Away goes the laden wagon out of the field to the rickyard, my older schoolboy brother leading the loads, then back again with the empty. If there was a easy straight gateway out of the field or if in the big homeground (and fields were big to a seven or eight year old), I would have a lead for a change, but not often, because Father set you a job like a workman and you did it!
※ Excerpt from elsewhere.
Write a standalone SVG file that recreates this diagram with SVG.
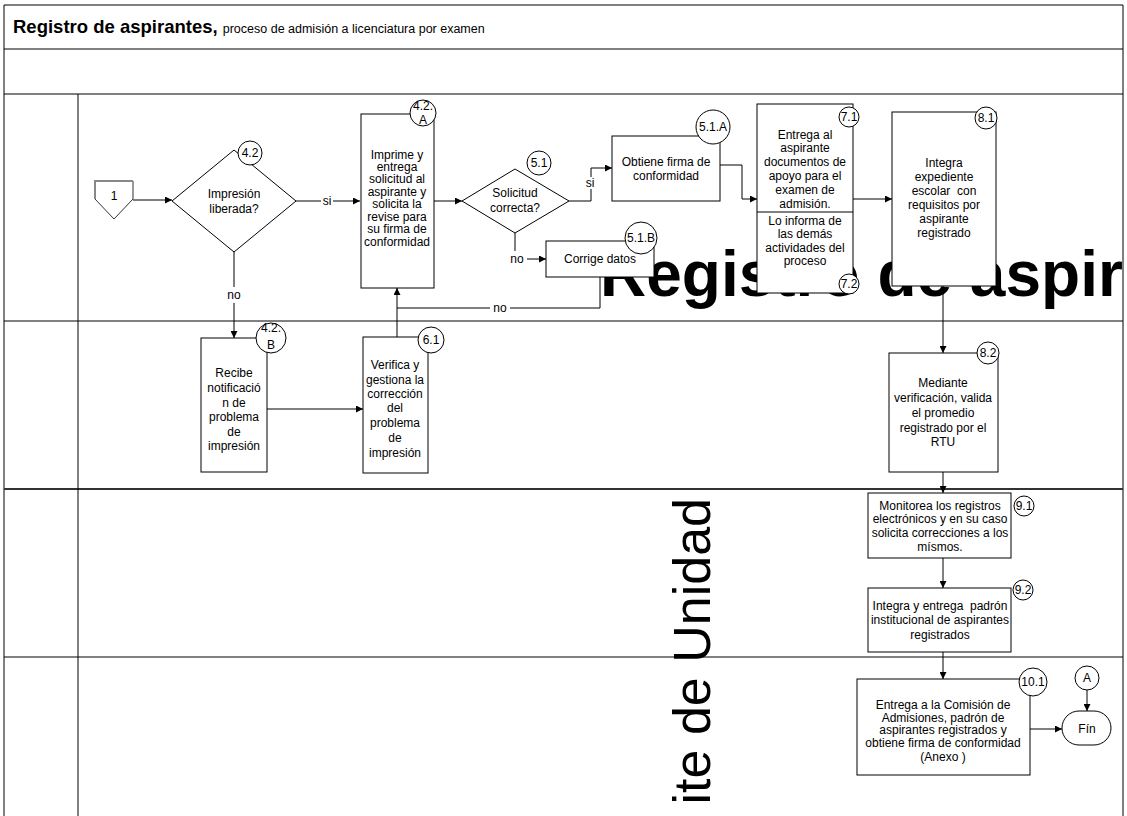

The days were long, and the work heavy. How I long for the tea-break, the rest of the workers had their tea breaks at the Rickyard but ours came out with the empty wagon. The small butter delivery basket packed with sandwiches and slices of fruit cake. It was Boddingtons’ bread from the village and our Chinsnell Farm butter, homemade jam, cake, radishes, lettuces, etc. All wrapped separately in a white, large, muslin cloth. Packed by Mum and Lou (who helped in the kitchen), and who then brought it to the Rickyard and stopped to serve it to the workmen.

After tea was milking time, my older brother and I were sent off. Lou would stop and help leading horses and helping where she could be of most help. The gallon stone jars of hot tea were drunk. It did you good, so you were told – it opened up the sweat pores and it certainly cleared the throat of dust and pollen etc. Extra help came in, in respect of the canal and rail workers in the evening that cut through our farms. I could go to the farm to fetch wine for the workers – a pint and a half bottle to each, and a bottle of best to take home known as their ‘supper bottle’.

The work went with a swing now as the extra 5 or 6 men came and gave their help and their different views and news of local gossip. We children now did the fetching and carrying, to and fro. As we grew older, our jobs and responsibilities became greater. As a young child you feed the poultry under Mother’s or Lou’s supervision; collect the eggs, clean out the coups, let them out, and feed them in the morning and shut them in at night. Catch the pony and harness it.

Then I graded up to learn to milk the quiet cow who was being ‘dried off’ as it was termed, for resting before calving down with next calf, or a cow old or “light titted” meaning loosing the milk in one of her four quarters. You sit on a three legged stool, if you were not careful, the legs dropped out as you picked it up. The stool was a rough bit of willow, the hurdle maker made them round or square with three sticks (imitation legs) pushed up three holes. These burst through the seat part, after a few years. Hundreds of milking times, banging of legs in the wood seat, had split and one leg was shorter than the others. The seat pinched your arse as you hotched under the cow, balancing on one leg, or hopefully, on two.

In the summer the flies and cow’s tail plagued you. In wet weather – rain or snow dripped on you. The cows were let in the cowshed chained up, their food already in the manger or as it was termed “the browsing.” You got your bucket and stool, the men had the best, boys had what was left, and you did what you were told, “You milk this, that, the other.” They didn’t help you, so you got on with it, as quick as you could.

If they milked their cows and you hadn’t, it was your job to let the cows out, sweep, and clean the cowshed, so you worked hard to finish first. After all, you were told, you have the easiest milkers giving less milk – so you got stuck in. That was the life growing up, no Mother or Lou to help here, not till you got in the farmhouse kitchen. The milk to be washed off legs and boots, and socks to be changed. For not only was it hard work for hands and wrists to squeeze milk out of the teats, but also to get the stream to go into the bucket, held between knees tightly so as not to spill or get knocked over with a fidgety cow or a clumsy awkward little boy.

The worst time was the first three weeks, after that you get confidence and wrists grow stronger.